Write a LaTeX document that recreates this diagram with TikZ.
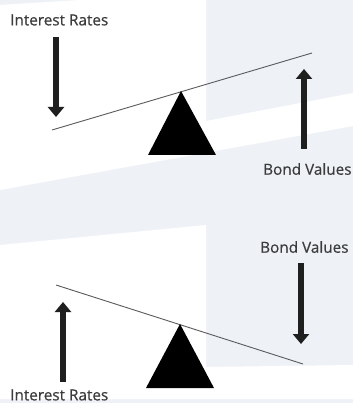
\documentclass[tikz,border=0pt]{standalone}
\usepackage{fontspec}
\setmainfont{Open Sans}
\newfontfamily\labelfont{Open Sans}[FakeBold=0.5]
\usetikzlibrary{arrows.meta}
\usetikzlibrary{positioning}
\definecolor{paleBlue}{RGB}{238,242,247}
\definecolor{textGray}{RGB}{60,60,60}
\definecolor{beamGray}{RGB}{90,90,90}

\begin{document}
\begin{tikzpicture}[x=1pt,y=-1pt,
  label/.style={text=textGray, inner sep=0pt, font=\labelfont\fontsize{15.3}{17}\selectfont},
  move/.style={line width=6.5pt, -{Triangle[width=16pt,length=10pt]}, black!88},
  beam/.style={beamGray, line width=0.9pt}]
\useasboundingbox (0,0) rectangle (353,403);
\fill [paleBlue] (0,0) rectangle (353,403);
\fill [white] (80,0) -- (206,0) -- (206,121) -- (353,93) -- (353,126) -- (0,190) -- (0,5) -- cycle;
\fill [white] (0,245) -- (206,225) -- (206,367) -- (353,365) -- (353,399) -- (0,399) -- cycle;

% rates fall, values rise
\node [label, anchor=west] (rateTop) at (10,20) {Interest Rates};
\node [label, anchor=west] (bondTop) at (263,169) {Bond Values};
\coordinate (rateTopA) at (56,37);
\coordinate (rateTopB) at (56,117);
\coordinate (bondTopA) at (304,149);
\coordinate (bondTopB) at (304,69);
\coordinate (beamTopL) at (52,130);
\coordinate (beamTopR) at (312,53);
\coordinate (pivotTop) at (181,91);
\draw [move] (rateTopA) -- (rateTopB);
\draw [move] (bondTopA) -- (bondTopB);
\draw [beam] (beamTopL) -- (beamTopR);
\fill [black] (pivotTop) -- (216,155) -- (148,155) -- cycle;

% rates rise, values fall
\node [label, anchor=west] (bondBot) at (260,247) {Bond Values};
\node [label, anchor=west] (rateBot) at (10,395) {Interest Rates};
\coordinate (rateBotA) at (63,382);
\coordinate (rateBotB) at (63,302);
\coordinate (bondBotA) at (301,263);
\coordinate (bondBotB) at (301,344);
\coordinate (beamBotL) at (56,285);
\coordinate (beamBotR) at (303,364);
\coordinate (pivotBot) at (180,324);
\draw [move] (rateBotA) -- (rateBotB);
\draw [move] (bondBotA) -- (bondBotB);
\draw [beam] (beamBotL) -- (beamBotR);
\fill [black] (pivotBot) -- (214,388) -- (146,388) -- cycle;
\end{tikzpicture}
\end{document}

# Written instruction:
Copy nothing but the lines from the top of the data down to the line containing "(0,399) -- cycle;", and leave the pictures out.

# Exercise result:
Write a LaTeX document that recreates this diagram with TikZ.
\documentclass[tikz,border=0pt]{standalone}
\usepackage{fontspec}
\setmainfont{Open Sans}
\newfontfamily\labelfont{Open Sans}[FakeBold=0.5]
\usetikzlibrary{arrows.meta}
\usetikzlibrary{positioning}
\definecolor{paleBlue}{RGB}{238,242,247}
\definecolor{textGray}{RGB}{60,60,60}
\definecolor{beamGray}{RGB}{90,90,90}

\begin{document}
\begin{tikzpicture}[x=1pt,y=-1pt,
  label/.style={text=textGray, inner sep=0pt, font=\labelfont\fontsize{15.3}{17}\selectfont},
  move/.style={line width=6.5pt, -{Triangle[width=16pt,length=10pt]}, black!88},
  beam/.style={beamGray, line width=0.9pt}]
\useasboundingbox (0,0) rectangle (353,403);
\fill [paleBlue] (0,0) rectangle (353,403);
\fill [white] (80,0) -- (206,0) -- (206,121) -- (353,93) -- (353,126) -- (0,190) -- (0,5) -- cycle;
\fill [white] (0,245) -- (206,225) -- (206,367) -- (353,365) -- (353,399) -- (0,399) -- cycle;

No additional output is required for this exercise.